The capital investments confidence subindex fell by 6 points from the fourth quarter of 2019 to 44 in the first quarter of this year. Similar to the previous quarters, the consistent view that we continue to hear from agribusiness leaders is that the lack of clarity regarding land reform remains an overhang that could constrain the potential expansion in fixed investments and thereafter growth in South Africa’s agriculture sector. The focus at the moment is on the Ad Hoc Committee on Section 25 of the Constitution which finalises its work and reports to the National Assembly by end of March 2020. This will be an important determinant of the direction that South Africa’s agricultural sector will be taking.
While we are pleased with the improvement in South Africa’s agribusinesses sentiment in the first quarter of this year, we doubt if it will be sustained. The fundamental driver of the optimism in the sector is the improved weather conditions, with expectations that there will subsequently be higher agricultural output.
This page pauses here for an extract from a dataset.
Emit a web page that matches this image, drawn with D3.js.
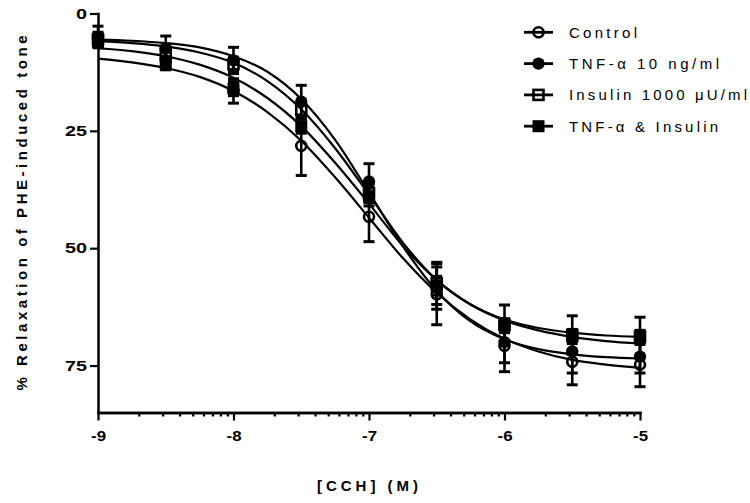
<!DOCTYPE html>
<html><head><meta charset="utf-8">
<script src="https://cdn.jsdelivr.net/npm/d3@7"></script>
<style>body{margin:0;background:#fff} svg{display:block}</style>
</head><body>
<svg id="chart" width="750" height="503"></svg>
<script>
// ---- data ----
const doses = [-9, -8.5, -8, -7.5, -7, -6.5, -6, -5.5, -5];
const seriesNames = ["Control", "TNF-\u03b1 10 ng/ml", "Insulin 1000 \u03bcU/ml", "TNF-\u03b1 & Insulin"];
const seriesMarkers = ["circleOpen", "circleFilled", "squareOpen", "squareFilled"];

const controlMean = [5.5, 10.0, 16.5, 28.2, 43.3, 59.8, 70.8, 74.2, 74.8];
const controlSem  = [1.2, 2.0, 2.6, 6.3, 5.3, 6.5, 5.5, 4.9, 4.7];
const tnfMean     = [5.0, 7.5, 10.0, 18.8, 35.8, 58.5, 70.0, 72.0, 73.1];
const tnfSem      = [2.3, 2.7, 2.8, 3.5, 3.8, 4.5, 4.4, 4.6, 3.5];
const insulinMean = [5.5, 8.5, 10.8, 20.5, 38.3, 57.5, 66.3, 68.5, 68.8];
const insulinSem  = [1.5, 1.5, 1.5, 1.5, 2.0, 4.5, 4.2, 4.1, 4.1];
const comboMean   = [6.0, 10.8, 16.0, 24.0, 39.0, 58.0, 66.5, 68.8, 69.0];
const comboSem    = [1.0, 1.0, 1.5, 1.5, 2.0, 2.0, 1.5, 1.5, 1.5];

// fitted sigmoid curves
const fitDoses   = [-9, -8.75, -8.5, -8.25, -8, -7.75, -7.5, -7.25, -7, -6.75, -6.5, -6.25, -6, -5.75, -5.5, -5.25, -5];
const controlFit = [9.6, 10.4, 11.6, 13.5, 16.5, 21.0, 27.1, 34.9, 43.5, 52.1, 59.5, 65.2, 69.3, 72.0, 73.8, 74.8, 75.5];
const tnfFit     = [5.55, 5.8, 6.3, 7.2, 9.1, 12.4, 18.2, 26.9, 38.1, 49.6, 59.1, 65.6, 69.4, 71.5, 72.6, 73.2, 73.5];
const insulinFit = [5.9, 6.3, 7.0, 8.3, 10.5, 14.4, 20.4, 28.7, 38.6, 48.8, 56.8, 62.0, 65.2, 67.0, 68.0, 68.6, 68.9];
const comboFit   = [7.4, 8.0, 9.1, 10.9, 13.7, 18.0, 24.0, 31.8, 40.5, 49.5, 56.8, 62.0, 65.4, 67.5, 68.9, 69.8, 70.3];

const xTicks = [-9, -8, -7, -6, -5];
const yTicks = [0, 25, 50, 75];
const xTitle = "[CCH] (M)";
const yTitle = "% Relaxation of PHE-induced tone";

// ---- build ----
const series = seriesNames.map((name, i) => ({
  name, marker: seriesMarkers[i],
  mean: [controlMean, tnfMean, insulinMean, comboMean][i],
  sem:  [controlSem, tnfSem, insulinSem, comboSem][i],
  fit:  [controlFit, tnfFit, insulinFit, comboFit][i]
}));

const svg = d3.select("#chart");
const FONT = "'Liberation Sans', Arial, Helvetica, sans-serif";
const x = d3.scaleLinear().domain([-9, -5]).range([98, 640]);
const y = d3.scaleLinear().domain([0, 85]).range([13.5, 412.5]);

// minor (log) ticks
const minor = [];
for (let d = -9; d < -5; d++) for (let k = 2; k <= 9; k++) minor.push(d + Math.log10(k));

const gx = svg.append("g").attr("transform", `translate(0,${y(85)})`);
gx.call(d3.axisBottom(x).tickValues(minor).tickSize(4).tickSizeOuter(0).tickFormat(""));
gx.append("g").call(d3.axisBottom(x).tickValues(xTicks).tickSize(8).tickSizeOuter(0).tickPadding(11).tickFormat(d => d));
gx.selectAll("path.domain").attr("stroke-width", 2.5).attr("stroke-linecap", "square");
gx.selectAll(".tick line").attr("stroke-width", 2.2);
gx.selectAll(".tick text")
  .attr("font-family", FONT).attr("font-weight", "bold").attr("font-size", 14).attr("fill", "#000")
  .attr("textLength", 15).attr("lengthAdjust", "spacingAndGlyphs");

const gy = svg.append("g").attr("transform", `translate(${x(-9)},0)`);
gy.call(d3.axisLeft(y).tickValues(yTicks).tickSize(8).tickSizeOuter(0).tickPadding(3).tickFormat(d => d));
gy.selectAll("path.domain").attr("stroke-width", 2.5).attr("stroke-linecap", "square");
gy.selectAll(".tick line").attr("stroke-width", 2.2);
gy.selectAll(".tick text")
  .attr("font-family", FONT).attr("font-weight", "bold").attr("font-size", 14.5).attr("fill", "#000")
  .attr("textLength", d => String(d).length * 11).attr("lengthAdjust", "spacingAndGlyphs");
svg.selectAll(".domain").attr("stroke", "#000");
svg.selectAll(".tick line").attr("stroke", "#000");

// axis titles
svg.append("text").attr("x", 367.5).attr("y", 491).attr("text-anchor", "middle")
  .attr("font-family", FONT).attr("font-weight", "bold").attr("font-size", 15)
  .attr("textLength", 101).attr("lengthAdjust", "spacing").text(xTitle);
svg.append("text").attr("transform", "translate(26.5,213) rotate(-90)").attr("text-anchor", "middle")
  .attr("font-family", FONT).attr("font-weight", "bold").attr("font-size", 15)
  .attr("textLength", 355).attr("lengthAdjust", "spacing").text(yTitle);

// curves
const line = d3.line().x((d, i) => x(fitDoses[i])).y(d => y(d)).curve(d3.curveMonotoneX);
svg.append("g").selectAll("path").data(series).join("path")
  .attr("d", s => line(s.fit)).attr("fill", "none").attr("stroke", "#000").attr("stroke-width", 2.2);

// markers
function drawMarker(g, type, cx, cy) {
  if (type === "circleOpen") g.append("circle").attr("cx", cx).attr("cy", cy).attr("r", 5).attr("fill", "none").attr("stroke", "#000").attr("stroke-width", 2.6);
  else if (type === "circleFilled") g.append("circle").attr("cx", cx).attr("cy", cy).attr("r", 6.2).attr("fill", "#000");
  else if (type === "squareOpen") g.append("rect").attr("x", cx - 5).attr("y", cy - 5).attr("width", 10).attr("height", 10).attr("fill", "none").attr("stroke", "#000").attr("stroke-width", 2.6);
  else g.append("rect").attr("x", cx - 6).attr("y", cy - 6).attr("width", 12).attr("height", 12).attr("fill", "#000");
}

// error bars
const eb = svg.append("g").attr("stroke", "#000").attr("stroke-width", 2.6);
series.forEach(s => {
  doses.forEach((d, i) => {
    const cx = x(d), y1 = y(s.mean[i] - s.sem[i]), y2 = y(s.mean[i] + s.sem[i]);
    eb.append("line").attr("x1", cx).attr("x2", cx).attr("y1", y1).attr("y2", y2);
    eb.append("line").attr("x1", cx - 5.5).attr("x2", cx + 5.5).attr("y1", y1).attr("y2", y1).attr("stroke-width", 3);
    eb.append("line").attr("x1", cx - 5.5).attr("x2", cx + 5.5).attr("y1", y2).attr("y2", y2).attr("stroke-width", 3);
  });
});
const mk = svg.append("g");
series.forEach(s => doses.forEach((d, i) => drawMarker(mk, s.marker, x(d), y(s.mean[i]))));

// legend
const legendWidths = [68, 150, 178, 149];
const lg = svg.append("g");
series.forEach((s, i) => {
  const ly = 32.3 + i * 31.3;
  lg.append("line").attr("x1", 524).attr("x2", 553).attr("y1", ly).attr("y2", ly).attr("stroke", "#000").attr("stroke-width", 2.8);
  drawMarker(lg, s.marker, 538.5, ly);
  lg.append("text").attr("x", 569).attr("y", ly + 5.5)
    .attr("font-family", FONT).attr("font-size", 15).attr("fill", "#000")
    .attr("textLength", legendWidths[i]).attr("lengthAdjust", "spacing").text(s.name);
});
</script>
</body></html>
The challenge the sector faces, however, is a potential decline in demand from several traditional export markets and by extension lower agricultural commodities prices following the spread of COVID-19. This, in turn, will weigh on farmers and agribusinesses’ finances and possibly reverse the optimism we’ve seen in the first quarter of 2020.
Moreover, the outcome of the land reform policy discussions about Section 25 of the Constitution later this month is another important event to look out for as it will have fundamental implications on agribusinesses and the agricultural sector going forward.
Overall, it is hard to celebrate the news of the ACI reaching the neutral 50-mark, as risks which threaten to reverse much of the positive gains have increased since the time of the survey.
 The Agbiz/IDC Agribusiness Confidence Index reflects the perceptions of at least 25 agribusiness decision-makers on the 10 most important aspects influencing a business in the agricultural sector (i.e. turnover, net operating income, market share, employment, capital investment, export volumes, economic growth, general agricultural conditions, debtor provision for bad debt and financing cost). It is used by agribusiness executives, policymakers and economists to understand the perceptions of the agribusinesses sector, and also serves as a leading indicator of the value of the agricultural output while providing a basis for agribusinesses to support their business decisions.